DATASET CONTENT start

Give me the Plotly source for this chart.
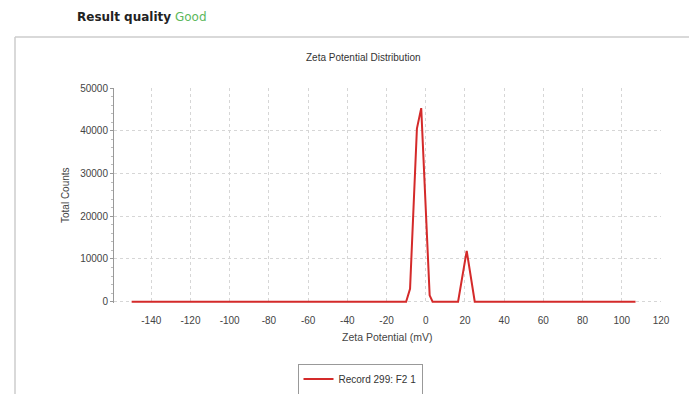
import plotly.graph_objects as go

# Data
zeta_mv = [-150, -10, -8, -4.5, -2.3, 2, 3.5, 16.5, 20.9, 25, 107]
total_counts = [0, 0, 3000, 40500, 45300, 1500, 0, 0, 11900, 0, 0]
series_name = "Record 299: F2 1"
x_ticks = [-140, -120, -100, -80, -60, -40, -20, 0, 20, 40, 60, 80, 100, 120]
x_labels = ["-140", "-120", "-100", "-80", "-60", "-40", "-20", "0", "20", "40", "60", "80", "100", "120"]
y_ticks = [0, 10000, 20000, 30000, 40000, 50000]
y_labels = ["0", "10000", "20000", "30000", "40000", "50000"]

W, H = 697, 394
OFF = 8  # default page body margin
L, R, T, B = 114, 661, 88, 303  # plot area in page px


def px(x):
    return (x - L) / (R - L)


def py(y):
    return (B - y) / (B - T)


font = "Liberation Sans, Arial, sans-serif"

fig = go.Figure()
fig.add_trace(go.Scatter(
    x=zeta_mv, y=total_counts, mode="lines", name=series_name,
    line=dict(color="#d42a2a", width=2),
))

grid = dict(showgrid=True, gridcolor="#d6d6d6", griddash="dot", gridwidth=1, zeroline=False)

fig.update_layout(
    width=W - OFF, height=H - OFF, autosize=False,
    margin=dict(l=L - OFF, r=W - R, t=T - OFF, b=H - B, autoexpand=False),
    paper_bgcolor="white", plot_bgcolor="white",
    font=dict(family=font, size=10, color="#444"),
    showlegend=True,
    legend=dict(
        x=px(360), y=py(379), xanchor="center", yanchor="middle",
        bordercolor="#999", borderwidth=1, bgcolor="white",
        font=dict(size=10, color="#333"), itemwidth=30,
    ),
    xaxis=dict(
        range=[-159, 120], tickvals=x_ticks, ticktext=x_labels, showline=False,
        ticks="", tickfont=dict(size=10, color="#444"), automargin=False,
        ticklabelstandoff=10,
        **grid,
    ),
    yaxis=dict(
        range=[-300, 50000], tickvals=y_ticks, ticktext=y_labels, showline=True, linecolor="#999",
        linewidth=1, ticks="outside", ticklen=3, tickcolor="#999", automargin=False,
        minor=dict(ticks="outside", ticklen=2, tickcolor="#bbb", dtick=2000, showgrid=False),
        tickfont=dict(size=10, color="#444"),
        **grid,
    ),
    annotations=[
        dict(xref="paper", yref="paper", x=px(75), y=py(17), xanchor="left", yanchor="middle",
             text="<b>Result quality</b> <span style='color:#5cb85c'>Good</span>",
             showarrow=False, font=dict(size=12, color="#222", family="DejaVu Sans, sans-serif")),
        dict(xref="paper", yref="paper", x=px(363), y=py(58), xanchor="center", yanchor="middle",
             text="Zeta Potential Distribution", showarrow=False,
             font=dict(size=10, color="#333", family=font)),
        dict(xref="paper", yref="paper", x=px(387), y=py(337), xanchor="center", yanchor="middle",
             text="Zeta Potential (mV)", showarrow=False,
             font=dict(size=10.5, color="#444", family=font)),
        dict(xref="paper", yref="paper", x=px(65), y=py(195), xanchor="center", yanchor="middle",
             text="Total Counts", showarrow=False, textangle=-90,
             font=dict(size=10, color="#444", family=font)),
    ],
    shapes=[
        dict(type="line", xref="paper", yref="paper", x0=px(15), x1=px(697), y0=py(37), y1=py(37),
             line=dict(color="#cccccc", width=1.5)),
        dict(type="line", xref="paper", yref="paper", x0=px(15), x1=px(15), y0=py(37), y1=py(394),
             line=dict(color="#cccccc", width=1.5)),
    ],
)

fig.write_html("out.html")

DATASET CONTENT end

:: WORK TO BE COMPLETED ::
Reproduce the material above from its first line through the line containing "import plotly.graph_objects as go", both ends included, and skip every picture.

:: RESPONSE TO THE TASK ::
Give me the Plotly source for this chart.
import plotly.graph_objects as go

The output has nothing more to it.